TO DO. The material below holds pictures; leave them out and reproduce exactly the lines from the one with "Write a Python" through the one with "START = dt.datetime(2026, 3, 16)", inclusive.

EXTRACTED MATERIAL.
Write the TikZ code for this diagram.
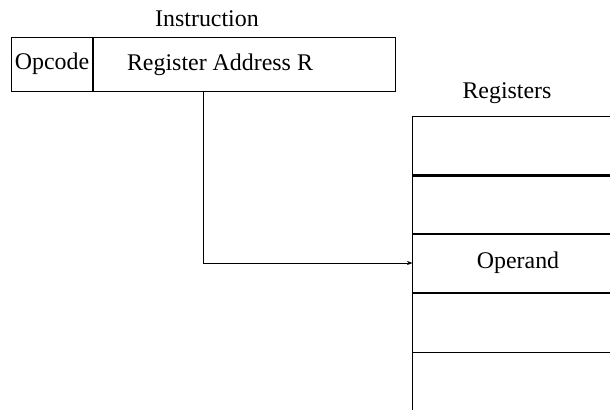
\documentclass[tikz,border=0pt]{standalone}
\usepackage{fontspec}
\setmainfont{Liberation Serif}
\usetikzlibrary{arrows.meta}

\begin{document}
\begin{tikzpicture}[x=0.025cm, y=-0.025cm, line width=0.7pt,
    every node/.style={font=\fontsize{17}{20}\selectfont, inner sep=0pt},
    field/.style={draw, minimum height=1.35cm},
    reg/.style={draw, minimum width=5.25cm, minimum height=1.475cm}]
    \clip (0,0) rectangle (610,409);

    % instruction word
    \node(instr) at (207,19) {Instruction};
    \node[field, minimum width=2cm] (opc) at (52,64) {Opcode};
    \node[field, minimum width=7.55cm, anchor=west] (addr) at (opc.east) {};
    \node(addrtxt) at (220,65) {Register Address R};

    % register file
    \node(regs) at (507,93) {Registers};
    \node[reg] (r1) at (518,145.5) {};
    \node[reg] (r2) at (518,204.5) {};
    \node[reg] (r3) at (518,263) {Operand};
    \node[reg] (r4) at (518,322.5) {};
    \node[reg] (r5) at (518,382) {};
    \draw[line width=1.5pt] (r1.south west) -- (r1.south east)
                            (r3.south west) -- (r3.south east);

    \coordinate(tap) at (203,91);
    \draw[-{Stealth[length=4pt,width=3pt]}] (tap) |- (r3.west);
  \end{tikzpicture}
\end{document}
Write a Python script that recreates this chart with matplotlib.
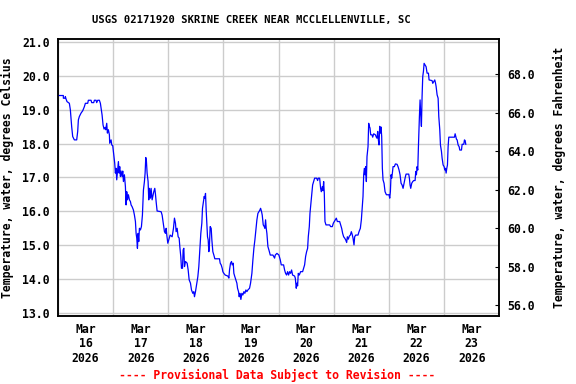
import datetime as dt
import matplotlib
matplotlib.use("Agg")
import matplotlib.pyplot as plt
import matplotlib.dates as mdates
from matplotlib.ticker import FixedLocator, NullFormatter

TITLE = "USGS 02171920 SKRINE CREEK NEAR MCCLELLENVILLE, SC"
YLABEL_C = "Temperature, water, degrees Celsius"
YLABEL_F = "Temperature, water, degrees Fahrenheit"
FOOTER = "---- Provisional Data Subject to Revision ----"

START = dt.datetime(2026, 3, 16)

# hours since Mar 16 00:00, water temperature in deg C
hours = [
    0.29, 2.32, 2.33, 3.05, 3.19, 3.48, 3.92, 4.94, 5.37, 5.95, 6.39, 7.11, 8.13, 8.57, 8.86,
    9.29, 10.02, 10.75, 11.47, 11.91, 12.92, 13.21, 14.37, 14.67, 15.54, 15.83, 16.55, 16.84,
    17.28, 18.0, 18.44, 18.73, 19.17, 19.6, 20.04, 20.47, 20.76, 21.2, 21.49, 21.92, 22.36,
    22.5, 23.09, 23.38, 23.81, 24.25, 24.68, 24.97, 25.26, 25.55, 25.99, 26.28, 26.57, 26.86,
    27.15, 27.44, 27.88, 28.17, 28.46, 28.89, 29.33, 29.62, 29.91, 30.2, 30.64, 31.07, 31.51,
    31.8, 32.23, 32.81, 33.25, 33.69, 33.98, 34.27, 34.56, 34.85, 35.14, 35.43, 35.86, 36.3,
    36.73, 37.17, 37.6, 37.9, 38.19, 38.48, 38.77, 39.2, 39.49, 39.78, 40.22, 40.51, 40.95,
    41.38, 41.67, 42.11, 42.4, 42.69, 43.12, 44.87, 45.3, 45.59, 46.03, 46.32, 46.75, 47.05,
    47.34, 47.77, 48.21, 48.79, 49.66, 50.24, 50.67, 51.11, 51.4, 51.84, 52.27, 52.71, 53.0,
    53.43, 53.72, 54.16, 54.45, 54.74, 55.03, 55.47, 56.19, 56.63, 57.06, 57.64, 58.08, 58.66,
    59.09, 59.38, 59.82, 60.4, 60.84, 61.27, 61.71, 62.14, 62.58, 62.87, 63.31, 63.6, 63.89,
    64.18, 64.47, 64.76, 65.05, 65.34, 65.63, 65.92, 66.21, 66.65, 66.94, 67.37, 67.81, 68.24,
    70.27, 70.56, 71.0, 71.44, 71.73, 72.16, 72.74, 73.9, 74.34, 74.63, 75.06, 75.5, 75.79,
    76.23, 76.52, 76.95, 77.39, 77.83, 78.12, 78.55, 78.84, 79.13, 79.57, 80.0, 80.44, 80.88,
    81.31, 81.75, 82.18, 82.62, 83.34, 83.78, 84.36, 84.8, 85.23, 85.67, 86.1, 86.54, 86.98,
    87.41, 87.85, 88.14, 88.57, 88.86, 89.3, 89.73, 90.02, 90.31, 90.6, 90.89, 91.33, 91.77,
    92.35, 93.51, 94.24, 94.53, 95.25, 96.12, 96.7, 97.14, 98.15, 98.59, 99.02, 99.46, 99.9,
    100.33, 100.77, 101.2, 101.64, 102.07, 102.95, 103.24, 103.67, 103.96, 104.25, 104.54,
    104.98, 105.56, 106.43, 106.87, 107.3, 107.74, 108.17, 108.61, 108.9, 109.34, 109.63,
    110.06, 110.5, 110.79, 111.22, 111.66, 112.53, 112.96, 113.26, 113.84, 114.27, 114.56,
    115.0, 115.29, 115.58, 115.87, 116.16, 116.6, 118.19, 118.62, 119.35, 119.79, 120.22,
    120.66, 121.1, 121.53, 122.55, 122.98, 123.42, 123.85, 124.29, 124.73, 125.16, 125.6,
    125.89, 126.32, 126.76, 127.2, 127.63, 128.07, 128.36, 128.79, 129.08, 129.52, 130.53,
    130.97, 131.55, 131.99, 132.42, 132.71, 133.0, 133.29, 133.58, 133.87, 134.16, 134.45,
    134.89, 135.18, 135.47, 135.76, 136.05, 136.63, 136.92, 137.36, 138.09, 138.52, 138.81,
    139.1, 139.39, 139.68, 139.97, 140.26, 140.55, 140.84, 141.13, 141.42, 141.86, 142.3,
    142.88, 144.04, 144.33, 144.62, 144.91, 145.2, 145.49, 145.78, 146.36, 146.8, 147.52,
    147.96, 148.39, 148.83, 149.27, 149.7, 150.14, 150.57, 151.01, 151.44, 152.6, 152.89,
    153.18, 153.47, 153.91, 154.35, 154.78, 155.37, 155.66, 155.95, 156.24, 156.53, 156.82,
    157.25, 157.54, 157.83, 158.12, 158.41, 158.7, 159.0, 159.29, 159.72, 160.16, 160.59,
    161.17, 161.46, 162.77, 163.06, 163.5, 163.93, 164.22, 164.51, 164.95, 165.39, 165.68,
    166.11, 166.4, 166.84, 167.13, 167.56, 168.0, 168.29, 168.58, 168.87, 169.16, 169.45,
    169.74, 170.03, 172.5, 172.79, 173.08, 173.37, 173.66, 174.09, 174.53, 174.82, 175.55,
    175.84, 176.56, 176.85, 177.14, 177.43,
]
temps = [
    19.42, 19.42, 19.34, 19.34, 19.39, 19.32, 19.24, 19.19, 19.0, 18.5, 18.21, 18.11, 18.11,
    18.36, 18.7, 18.8, 18.9, 18.97, 19.09, 19.19, 19.19, 19.28, 19.28, 19.21, 19.21, 19.28,
    19.28, 19.21, 19.28, 19.28, 19.19, 19.05, 18.85, 18.55, 18.43, 18.48, 18.41, 18.6, 18.31,
    18.41, 18.26, 18.01, 18.11, 17.96, 17.94, 17.67, 17.42, 17.13, 17.27, 16.93, 17.27, 17.47,
    17.13, 17.32, 17.03, 17.19, 17.03, 17.19, 16.88, 17.08, 16.73, 16.19, 16.58, 16.34, 16.49,
    16.34, 16.29, 16.19, 16.14, 16.04, 15.89, 15.7, 15.35, 15.21, 14.91, 15.35, 15.11, 15.5,
    15.45, 15.55, 15.89, 16.63, 16.88, 17.13, 17.59, 17.47, 17.13, 16.88, 16.34, 16.68, 16.39,
    16.68, 16.34, 16.49, 16.58, 16.68, 16.51, 16.29, 16.01, 15.99, 15.89, 15.75, 15.55, 15.4,
    15.35, 15.5, 15.3, 15.06, 15.16, 15.3, 15.25, 15.5, 15.8, 15.65, 15.4, 15.5, 15.25, 15.21,
    14.96, 14.66, 14.32, 14.32, 14.86, 14.91, 14.37, 14.52, 14.47, 14.27, 13.98, 13.88, 13.68,
    13.58, 13.63, 13.48, 13.63, 13.88, 14.07, 14.37, 14.86, 15.35, 15.65, 16.09, 16.29, 16.44,
    16.39, 16.53, 16.04, 15.65, 15.25, 15.16, 14.81, 15.06, 15.55, 15.5, 15.16, 14.81, 14.71,
    14.6, 14.6, 14.47, 14.42, 14.32, 14.22, 14.17, 14.12, 14.09, 14.03, 14.27, 14.47, 14.52,
    14.42, 14.47, 14.17, 14.07, 13.98, 13.88, 13.73, 13.63, 13.48, 13.58, 13.4, 13.58, 13.53,
    13.63, 13.58, 13.68, 13.63, 13.68, 13.73, 13.88, 14.17, 14.57, 14.91, 15.16, 15.45, 15.75,
    15.94, 15.99, 16.04, 16.09, 15.99, 15.89, 15.6, 15.55, 15.5, 15.75, 15.5, 15.35, 14.96,
    14.86, 14.71, 14.71, 14.62, 14.71, 14.76, 14.71, 14.57, 14.42, 14.42, 14.27, 14.17, 14.12,
    14.22, 14.12, 14.22, 14.17, 14.27, 14.12, 14.09, 14.03, 13.73, 13.88, 13.8, 14.17, 14.12,
    14.22, 14.22, 14.32, 14.42, 14.67, 14.81, 14.91, 15.25, 15.55, 15.94, 16.24, 16.53, 16.78,
    16.88, 16.98, 16.98, 16.91, 16.98, 16.98, 16.68, 16.58, 16.73, 16.61, 16.88, 16.53, 15.7,
    15.6, 15.6, 15.55, 15.55, 15.65, 15.7, 15.75, 15.8, 15.7, 15.7, 15.6, 15.5, 15.35, 15.25,
    15.21, 15.16, 15.08, 15.25, 15.18, 15.27, 15.3, 15.4, 15.3, 15.21, 15.01, 15.25, 15.3,
    15.3, 15.4, 15.5, 15.75, 16.14, 16.44, 17.08, 17.27, 17.08, 17.32, 16.88, 17.62, 17.91,
    18.6, 18.51, 18.46, 18.26, 18.26, 18.19, 18.29, 18.26, 18.19, 18.16, 18.36, 18.11, 17.96,
    18.51, 18.31, 18.49, 18.21, 17.27, 16.93, 16.83, 16.58, 16.49, 16.49, 16.39, 16.58, 17.08,
    16.98, 17.13, 17.32, 17.32, 17.4, 17.39, 17.32, 17.22, 17.08, 16.83, 16.78, 16.68, 16.83,
    16.98, 17.1, 17.1, 16.98, 16.78, 16.68, 16.83, 16.88, 16.91, 16.91, 17.18, 17.08, 17.32,
    17.22, 17.91, 18.8, 19.29, 18.85, 18.51, 19.39, 19.98, 20.13, 20.37, 20.32, 20.27, 20.08,
    20.08, 19.88, 19.86, 19.78, 19.83, 19.88, 19.8, 19.69, 19.44, 19.34, 18.8, 18.41, 17.96,
    17.77, 17.57, 17.37, 17.32, 17.22, 17.27, 17.13, 17.27, 17.37, 17.91, 18.19, 18.19, 18.29,
    18.21, 18.13, 18.11, 17.96, 17.91, 17.81, 17.81, 17.98, 17.98, 18.11, 18.09, 17.98,
]

times = [START + dt.timedelta(hours=h) for h in hours]

c_ticks = [13.0, 14.0, 15.0, 16.0, 17.0, 18.0, 19.0, 20.0, 21.0]
f_ticks = [56.0, 58.0, 60.0, 62.0, 64.0, 66.0, 68.0]
days = [START + dt.timedelta(days=i) for i in range(9)]
label_days = [d + dt.timedelta(hours=12) for d in days[:-1]]
day_labels = [d.strftime("%b\n%d\n%Y") for d in label_days]

font = "DejaVu Sans Mono"
plt.rcParams["font.family"] = font
plt.rcParams["font.weight"] = "bold"

fig = plt.figure(figsize=(5.76, 3.84), dpi=100)
ax = fig.add_axes([0.1007, 0.177, 0.7661, 0.7207])

ax.plot(times, temps, color="#0000ff", lw=0.9, zorder=3)

ax.set_xlim(days[0], days[-1])
ax.set_ylim(12.91, 21.08)
ax.xaxis.set_major_locator(FixedLocator(mdates.date2num(days)))
ax.xaxis.set_major_formatter(NullFormatter())
ax.xaxis.set_minor_locator(FixedLocator(mdates.date2num(label_days)))
ax.set_xticklabels(day_labels, minor=True)
ax.tick_params(axis="x", which="both", length=0, labelsize=8.3, pad=5)
for lab in ax.get_xticklabels(minor=True):
    lab.set_linespacing(1.15)
    lab.set_fontweight("bold")

ax.set_yticks(c_ticks)
ax.set_yticklabels([f"{v:.1f}" for v in c_ticks], fontweight="bold")
ax.tick_params(axis="y", length=0, labelsize=8.3, pad=6)
ax.grid(True, which="major", color="#cccccc", lw=1.0)
ax.set_axisbelow(True)
for s in ax.spines.values():
    s.set_linewidth(1.1)

ax.set_ylabel(YLABEL_C, fontsize=8.3, fontweight="bold", labelpad=6)

ax2 = ax.twinx()
ax2.set_ylim(55.44, 69.82)
ax2.set_yticks(f_ticks)
ax2.set_yticklabels([f"{v:.1f}" for v in f_ticks], fontweight="bold")
ax2.tick_params(axis="y", direction="in", length=3, width=0.8, labelsize=8.3, pad=6)
ax2.set_ylabel(YLABEL_F, fontsize=8.3, fontweight="bold", labelpad=13)
for s in ax2.spines.values():
    s.set_linewidth(1.1)

fig.text(0.4366, 0.948, TITLE, fontsize=7.6, fontweight="bold",
         ha="center", va="center")
fig.text(0.481, 0.0235, FOOTER, color="red", fontsize=8.3, fontweight="bold",
         ha="center", va="center")

fig.savefig("out.png", dpi=100)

RESULT FOR THIS TASK.
Write a Python script that recreates this chart with matplotlib.
import datetime as dt
import matplotlib
matplotlib.use("Agg")
import matplotlib.pyplot as plt
import matplotlib.dates as mdates
from matplotlib.ticker import FixedLocator, NullFormatter

TITLE = "USGS 02171920 SKRINE CREEK NEAR MCCLELLENVILLE, SC"
YLABEL_C = "Temperature, water, degrees Celsius"
YLABEL_F = "Temperature, water, degrees Fahrenheit"
FOOTER = "---- Provisional Data Subject to Revision ----"

START = dt.datetime(2026, 3, 16)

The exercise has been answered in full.